Sama halnya dengan orang yang korupsi maupun mencuri dalam bentuk lainnya, menurut Biyanto, jika kemudian uangnya itu dibagikan untuk membangun masjid, membangun sekolahan, membantu anak yatim dan kebaikan lainnya, maka hal itu merupakan wujud dari ritual yang terbelah.
Demikian pula, “Banyak Muslim menengah ke atas suka milih, haji plus, haji plus plus, itu untuk menunjukkan kelas sosialnya. Yang reguler kan 40 hari, tapi yang plus kan cuma dua pekan. Ada banyak ritual kita bagaimana ibadah itu tidak sejalan dengan amalan sosialnya,” ungkapnya.
Karena menurut Biyanto, tauhid merupakan dimensi bagaimana seseorang membangun hubungan baik dengan Allah, sementara sosial itu bagaimana kita membangun hubungan baik dengan sesama.
“Agama kita menekankan pentingnya beramal shaleh. Bahkan doktrin Muhammadiyah menekankan betapa pentingnya amal,” ucapnya.
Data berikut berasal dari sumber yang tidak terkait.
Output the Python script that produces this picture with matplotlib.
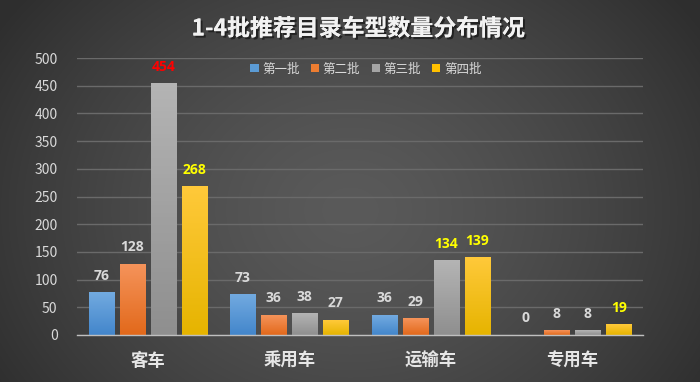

Biyanto menuturkan bahwa hal itu terbukti di dalam al-Qur’an kata ‘amanuu wa ‘amilus shalihah’ selalu terrangkai.
“Supaya kita tidak berhenti di iman, tauhid, tapi tauhid harus berlanjut ke amal sosial,” tuturnya.
Ia lantas mengatakan, “Coba amati hadis nabi, tidak sempurna iman seseorang jika ia tidak mencintai suadaranya sebagaimana ia mencintai dirinya sendiri. Iman lalu amal sholih, itu tauhid sosial,” terangnya.
Hadits lain yang menunjukkan keterkaitan tauhid dengan amal, Biyanto memaparkan, ialah:
وَاللهُ فِي عَوْنِ الْعَبْدِ مَا كَانَ الْعَبْدُ فِي عَوْنِ أَخِيهِ
“Barang siapa yang membantu seseorang ia akan dibantu oleh Allah,” katanya.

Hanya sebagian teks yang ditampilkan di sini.